Friday, February 27, 2015

Let it Snow or Let it Go: Evaluate your Instructional Activities

There are two competing thoughts about snow this time of year. The first thought of snow is one of wonder, beauty and anticipation. For people like me who live down in Texas, we see snow once every two or three years, so the mere thought of snow coming down brings fascination and excitement to my children's eyes.  I have to admit that I get pretty fired up about it as well.

Now the other side of the spectrum about snow elicits wonder but for a completely different reason.  My friends from the north who have been under several feet of snow for the better part of the  last two or three months express wonder about the snow.  They just wonder when it will ever go away.

Instructional Activities are like Snow

When a new activity is presented to the class, students will engage if and only if the task is interesting and relevant to them.  The higher the relevance, the more interest the activity will generate.  When used sparingly and more importantly at the appropriate time for meaningful learning, instructional activities can bring a lot of joy and excitement to learning.  When the activity is highly interesting and effective, students will want to know when the activity will return. 
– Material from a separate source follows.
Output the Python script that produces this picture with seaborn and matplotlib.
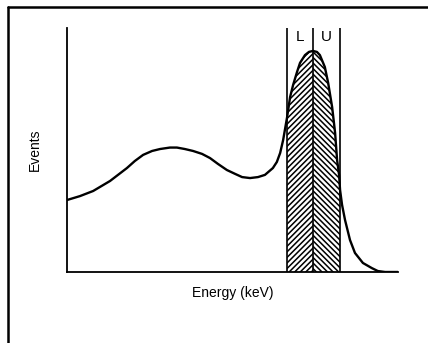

When an instructional activity is overused or worse used as the primary learning tool of the class, students will wonder when the lesson will ever end.  Because the activity returns again and again, day after day, student engagement becomes snowed under by mundane redundancy.  If not addressed quick enough, students could become frost-bitten from the effects of the activity or frozen to learning all together.   If you need an mental model of what I'm talking about, see Ben Stein in "Ferris Bueller's Day Off".
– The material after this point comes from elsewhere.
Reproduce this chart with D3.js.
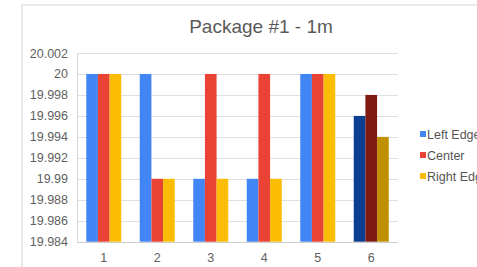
<!DOCTYPE html>
<html><head><meta charset="utf-8">
<script src="https://cdn.jsdelivr.net/npm/d3@7"></script>
<style>body{margin:0;background:#fff;}svg{display:block;font-family:Arial,"Liberation Sans",sans-serif;}</style>
</head><body>
<svg id="c" width="477" height="267"></svg>
<script>
const categories = ["1","2","3","4","5","6"];
const seriesNames = ["Left Edge","Center","Right Edge"];
const leftEdge  = [20, 20, 19.99, 19.99, 20, 19.996];
const center    = [20, 19.99, 20, 20, 20, 19.998];
const rightEdge = [20, 19.99, 19.99, 19.99, 20, 19.994];
const yTicks = [19.984,19.986,19.988,19.99,19.992,19.994,19.996,19.998,20,20.002];
const yTickLabels = ["19.984","19.986","19.988","19.99","19.992","19.994","19.996","19.998","20","20.002"];
const colors = ["#4285f4","#ea4335","#fbbc04"];
const darkColors = ["#0b3d91","#7f1a12","#bf9000"];
const highlighted = ["6"];

const series = [leftEdge, center, rightEdge];
const svg = d3.select("#c");
const L=77, R=398, T=53, B=241.7;

// frame
svg.append("path").attr("d","M22,267V5H477").attr("fill","none").attr("stroke","#e2e2e2").attr("stroke-width",1.5);

const x = d3.scaleBand().domain(categories).range([L,R]).paddingInner(0).paddingOuter(0);
const y = d3.scaleLinear().domain([19.984,20.002]).range([B,T]);
const barW = x.bandwidth()*0.218;

// grid
svg.append("g").selectAll("line").data(yTicks).join("line")
  .attr("x1",L).attr("x2",R).attr("y1",d=>Math.round(y(d))+0.5).attr("y2",d=>Math.round(y(d))+0.5)
  .attr("stroke","#e0e0e0").attr("stroke-width",1);

// left axis line
svg.append("line").attr("x1",L+0.5).attr("x2",L+0.5).attr("y1",T).attr("y2",B).attr("stroke","#d6d6d6");

// bars
const flat=[];
categories.forEach((c,i)=>series.forEach((s,j)=>flat.push({c,j,v:s[i]})));
svg.append("g").selectAll("rect").data(flat).join("rect")
  .attr("x",d=>x(d.c)+x.bandwidth()/2-1.5*barW+d.j*barW)
  .attr("width",barW)
  .attr("y",d=>y(d.v))
  .attr("height",d=>B-y(d.v))
  .attr("fill",d=>highlighted.includes(d.c)?darkColors[d.j]:colors[d.j]);

// bottom axis line
svg.append("line").attr("x1",L).attr("x2",R).attr("y1",Math.round(B)+0.5).attr("y2",Math.round(B)+0.5).attr("stroke","#cccccc").attr("stroke-width",1.2);

// y labels
svg.append("g").selectAll("text").data(yTicks).join("text")
  .attr("x",68).attr("y",d=>y(d)).attr("dy","0.36em").attr("text-anchor","end")
  .attr("font-size",12.5).attr("fill","#5f5f5f").text((d,i)=>yTickLabels[i]);

// x labels
svg.append("g").selectAll("text").data(categories).join("text")
  .attr("x",d=>x(d)+x.bandwidth()/2).attr("y",261.5).attr("text-anchor","middle")
  .attr("font-size",12.5).attr("fill","#5f5f5f").text(d=>d);

// title
svg.append("text").attr("x",261).attr("y",33).attr("text-anchor","middle")
  .attr("font-size",19).attr("fill","#5a5a5a").text("Package #1 - 1m");

// legend
const lg = svg.append("g").selectAll("g").data(seriesNames).join("g")
  .attr("transform",(d,i)=>`translate(420,${134+i*21})`);
lg.append("rect").attr("x",0).attr("y",-3).attr("width",6).attr("height",6).attr("fill",(d,i)=>colors[i]);
lg.append("text").attr("x",7).attr("y",0).attr("dy","0.36em").attr("font-size",12.5).attr("fill","#555").text(d=>d);
</script>
</body></html>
"Let it Go" or "Let it Snow"

To ensure that your student engagement doesn't get snowed under by the overuse of an activity, here are some warning signs that will tell you whether the activity needs to stay or go.
  • Neurons freeze
  • Unhappiness accumulates
  • Motivation plummets
  • Behavioral issues increase
When teachers of excellence notice these warning signs, they make adjustments, and they determine what causes student apathy to the lesson.  If they need to, they find a new activity, because they understand this fact about learning.  Instructional activities are not the learning.  They are a tool for learning.  These teachers figure out how they can utilize a new or different activity to warm up their students to learning because they understand that student engagement changes like the weather.

At the end of the day, all of us can predict when students are becoming numb to any of our instructional activities.  The key is to be observant and responsive.  We have to understand that students have different affinities for learning and various reasons that they choose to connect or disconnect from learning.  After all, it is their learning, and when we focus on making learning fun and relevant to our students every day, they will never let go of their wonder and anticipation for learning.